Less than a decade later at WSU, he identified the cayenne tick as the main carrier of a mysterious and potentially deadly 2009 outbreak of piroplasmosis, or equine tick fever, among prize quarter horses in southern Texas.

“Prior to that outbreak, scientists knew of only two tick species capable of transmitting piroplasmosis. He discovered a third,” explained Knowles. The finding was later published in the journal Emerging Infectious Diseases. (See http://www.ncbi.nlm.nih.gov/pmc/articles/PMC3310643/)

Tick, tick, tick

Even the way a tick goes searching, or “questing” for a host is fascinating, said Scoles. As if biding its time, the creature perches on a grass blade, twig or leaf and waits for a potential meal ticket to come along.

CDC graphic

Tick life cycle

Most ticks go through four stages: The egg, six-legged larva, eight-legged nymph and adult. To survive, ticks must eat blood at each stage after they hatch. Most can’t find hosts and will die – good thing, too, since one tick can lay up to 5,000 eggs.

“It can’t visually see if or when that happens,” he said. Instead, it detects carbon dioxide from the host’s breath or a shift from light to dark as a shadow approaches, he explained.

Once the figure is close, the tick reaches out with those hooked legs, snags the host and then hunts for a warm patch of skin to drill. Popular dining spots on humans include: Under shirt collars, at the rim of a sock, behind the ears, on the scalp and at the nape of the neck, said Scoles.

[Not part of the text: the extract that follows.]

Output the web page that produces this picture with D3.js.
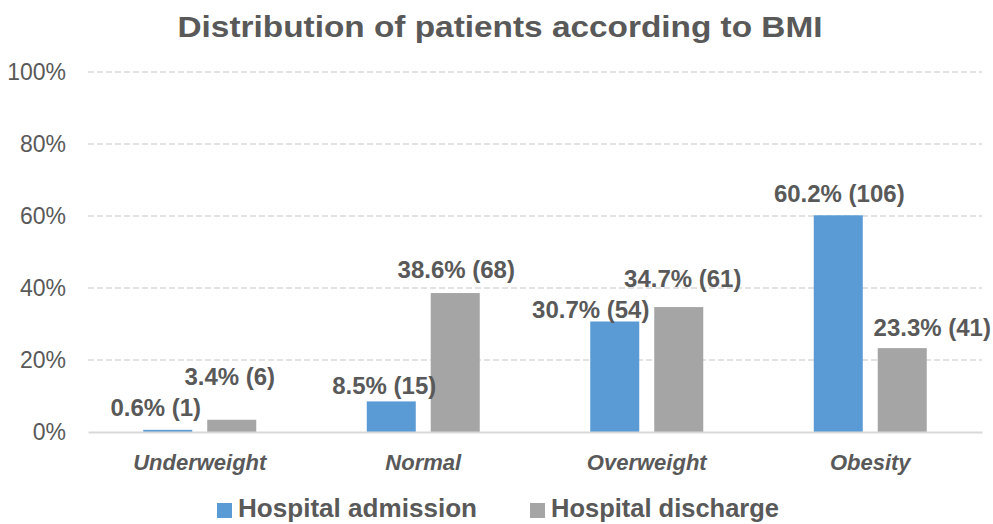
<!DOCTYPE html>
<html>
<head>
<meta charset="utf-8">
<script src="https://cdn.jsdelivr.net/npm/d3@7"></script>
<style>
  body { margin: 0; background: #fff; }
  text { font-family: "Liberation Sans", Arial, sans-serif; fill: #595959; }
</style>
</head>
<body>
<div id="chart"></div>
<script>
// values
const categories = ["Underweight", "Normal", "Overweight", "Obesity"]
const seriesNames = ["Hospital admission", "Hospital discharge"]
const admissionPct = [0.6, 8.5, 30.7, 60.2]
const admissionN = [1, 15, 54, 106]
const dischargePct = [3.4, 38.6, 34.7, 23.3]
const dischargeN = [6, 68, 61, 41]
const yTicks = [0, 20, 40, 60, 80, 100]

// manual label nudges (dx from bar centre, dy from bar top), like the moved labels in the original
const labelNudge = [
    [[-12, -22], [-2, -43]],
    [[-7, -16], [1, -24]],
    [[-24, -12], [4, -29]],
    [[1, -22], [30, -21]]
]

const colors = ["#5B9BD5", "#A5A5A5"]
const width = 993
const height = 524
const margin = {top: 72, right: 11, bottom: 92, left: 88}

const svg = d3.select("#chart")
    .append("svg")
    .attr("width", width)
    .attr("height", height)

const xScale = d3.scaleBand()
    .domain(categories)
    .range([margin.left, width - margin.right])

const xInner = d3.scaleBand()
    .domain([0, 1])
    .range([0, 113])
    .paddingInner(0.234)

const yScale = d3.scaleLinear()
    .domain([0, 100])
    .range([height - margin.bottom, margin.top])

// title
svg.append("text")
    .attr("x", 500)
    .attr("y", 37)
    .attr("text-anchor", "middle")
    .attr("font-size", 30)
    .attr("font-weight", "bold")
    .attr("textLength", 645)
    .attr("lengthAdjust", "spacingAndGlyphs")
    .text("Distribution of patients according to BMI")

// gridlines
svg.append("g")
    .selectAll("line")
    .data(yTicks.filter(d => d > 0))
    .enter()
    .append("line")
    .attr("x1", margin.left)
    .attr("x2", width - margin.right)
    .attr("y1", d => yScale(d))
    .attr("y2", d => yScale(d))
    .attr("stroke", "#D9D9D9")
    .attr("stroke-width", 1.3)
    .attr("stroke-dasharray", "6,3")

// y axis
const yAxis = d3.axisLeft(yScale)
    .tickValues(yTicks)
    .tickFormat(d => d + "%")
    .tickSize(0)
    .tickPadding(22)

const yG = svg.append("g")
    .attr("transform", `translate(${margin.left},0)`)
    .call(yAxis)
yG.select(".domain").remove()
yG.selectAll("text")
    .attr("font-size", 23)
    .attr("font-family", "Liberation Sans, Arial, sans-serif")
    .attr("fill", "#595959")

// bars
const rows = categories.map((c, i) => ({
    cat: c,
    i: i,
    vals: [
        {s: 0, pct: admissionPct[i], n: admissionN[i]},
        {s: 1, pct: dischargePct[i], n: dischargeN[i]}
    ]
}))

const groups = svg.append("g")
    .selectAll("g")
    .data(rows)
    .enter()
    .append("g")
    .attr("transform", d => `translate(${xScale(d.cat) + xScale.bandwidth() / 2 - 56.5},0)`)

groups.selectAll("rect")
    .data(d => d.vals)
    .enter()
    .append("rect")
    .attr("x", d => xInner(d.s))
    .attr("y", d => yScale(d.pct))
    .attr("width", xInner.bandwidth())
    .attr("height", d => yScale(0) - yScale(d.pct))
    .attr("fill", d => colors[d.s])

// x axis
const xAxis = d3.axisBottom(xScale)
    .tickSize(0)
    .tickSizeOuter(0)
    .tickPadding(22)

const xG = svg.append("g")
    .attr("transform", `translate(0,${yScale(0)})`)
    .call(xAxis)
xG.select(".domain")
    .attr("stroke", "#D9D9D9")
    .attr("stroke-width", 2)
xG.selectAll("text")
    .attr("font-size", 22)
    .attr("font-weight", "bold")
    .attr("font-style", "italic")
    .attr("font-family", "Liberation Sans, Arial, sans-serif")
    .attr("fill", "#595959")

// data labels
groups.each(function(row) {
    d3.select(this).selectAll("text.lbl")
        .data(row.vals)
        .enter()
        .append("text")
        .attr("class", "lbl")
        .attr("x", d => xInner(d.s) + xInner.bandwidth() / 2 + labelNudge[row.i][d.s][0])
        .attr("y", d => yScale(d.pct) + labelNudge[row.i][d.s][1])
        .attr("dy", "0.36em")
        .attr("text-anchor", "middle")
        .attr("font-size", 24)
        .attr("font-weight", "bold")
        .text(d => `${d.pct.toFixed(1)}% (${d.n})`)
})

// legend
const legendX = [217, 530]
const legend = svg.append("g")
    .selectAll("g")
    .data(seriesNames)
    .enter()
    .append("g")
    .attr("transform", (d, i) => `translate(${legendX[i]},503)`)

legend.append("rect")
    .attr("width", 15)
    .attr("height", 15)
    .attr("fill", (d, i) => colors[i])

legend.append("text")
    .attr("x", 21)
    .attr("y", 14)
    .attr("font-size", 25)
    .attr("font-weight", "bold")
    .attr("textLength", (d, i) => [239, 228][i])
    .attr("lengthAdjust", "spacingAndGlyphs")
    .text(d => d)
</script>
</body>
</html>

Unlike the dine-and-dash mosquito, the tick settles in for a meal that unfolds over 5-7 days. If the host is lucky – as most are – the engorged tick will fall off and be gone with no lasting effects. But if the host is unlucky, “the tick will have delivered a pathogen into its bloodstream that triggers an infection,” said Scoles.

Druggists

Scoles points out that, when it comes to pharmacology, ticks appear to be savvy in ways that humans are not. Like portable mini-pharmacies, they pack an elaborate assortment of chemical agents in their saliva. By studying tick spit, scientists “hope to gain insights on ways to improve drugs to control clotting and inflammation,” he said.

First, ticks create a numbing agent that keeps hosts from feeling the bite and subsequent itching, along with chemicals to prevent the host’s immune system from responding. They even produce a cement-like substance that hardens around the mouthparts, “firmly attaching the tick to the host’s skin,” Scoles explained, bounding from his chair to scribble a diagram on his dry-erase board of a saw-toothed feeding tube encased by a cone of rubber cement.

Once firmly aboard, the tick injects an anticoagulant to keep the host’s blood flowing, Scoles said. “Without it, red blood cells would clot, disrupting a meal that’s critical to the tick’s survival.”

Field of dreams

Massaro Ueti is a research scientist who works in the same USDA unit as Scoles. In 2010, the two of them traveled to Kenya to study ticks that infect cattle. By foot, they approached a field packed with scuttling bloodsuckers.

“Glen’s face lit up,” recalled Ueti. “I mean, here we were in this place with giraffes and zebras – and all he wanted to do was see the ticks. And you talk about ticks; I’ve never seen so many in one place. They were everywhere.”

Carrying tiny capped jars, the scientists waded in. Detecting their presence, a swell of ticks rolled toward them, creeping up their shoes and pants in search of a patch of skin to power-drill. Hand-in-glove, Scoles calmly removed the living tool kits and inserted them into containers.

Ueti followed the same process but, “I don’t think I enjoyed it as much as Glen did,” he said.

“It’s funny how most people go out of their way to avoid ticks,” Ueti continued. “But Glen? He goes out of his way to find them.”